Ещё в голодовочной мы обсудили перспективы нашей агрессивной политики и сошлись на том, что на воле наши пути диаметрально разойдутся. Но сейчас нет ничего лучше, чем чувствовать мощную ауру надёжности этого крепкого невысокого человека, спящего на верхней еврошконке нашей евродвухместки. Мы – вместе, мы, наверно, единственная в мире камера политзаключённых.

Литература – искусство догадок и пророчеств. Особенно силён пророческий потенциал поэзии, ищущей смысл в бессмысленных совпадениях звукосочетаний. Искусство знания, отметающее прочь весь этот культурно-макулатурный хлам, – Сверхлитература – Дневник Мертвеца.

27.05.2001

События в тюрьме всегда внезапны, как повороты коридора, непременно ведущего в тупик. Переход в другую камеру поворачивает всё на 180 градусов, но через пару напряжённых дней время снова останавливается. Обитатели тюрьмы, метко называемые пассажирами, внезапно появляются и так же исчезают и не оставляют в расслабленной безвременьем памяти яркого следа. Да и сами они яркостью не отличаются.
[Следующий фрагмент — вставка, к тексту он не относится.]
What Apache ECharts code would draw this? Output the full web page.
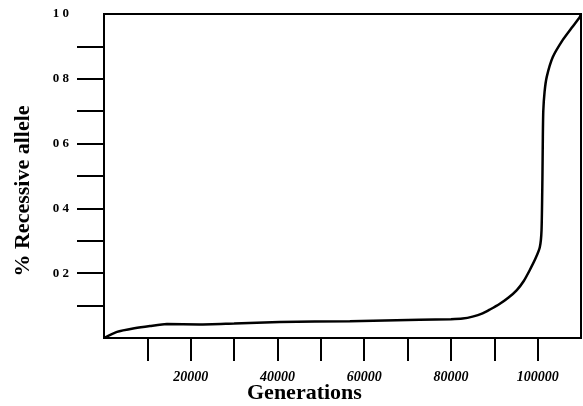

Тюрьма – огромный кишечник, его волнообразные движения – перекачка человечины по корпусам, с воли и на волю – перистальтика. Так же функционирует и государство, создавшее тюрьму, так же существуют и пассажиры, очищенные от вольской мишуры и годами переваривающиеся безвыходными хатами и коридорами. Душевные порывы ничуть не возвышенней рефлексов ненасытной человеческой кишки. Кишка в кишке – матрёшка без наибольшей и наименьшей. И все, что придёт в голову кому угодно при прочтении этих строк, – та же самая перистальтика.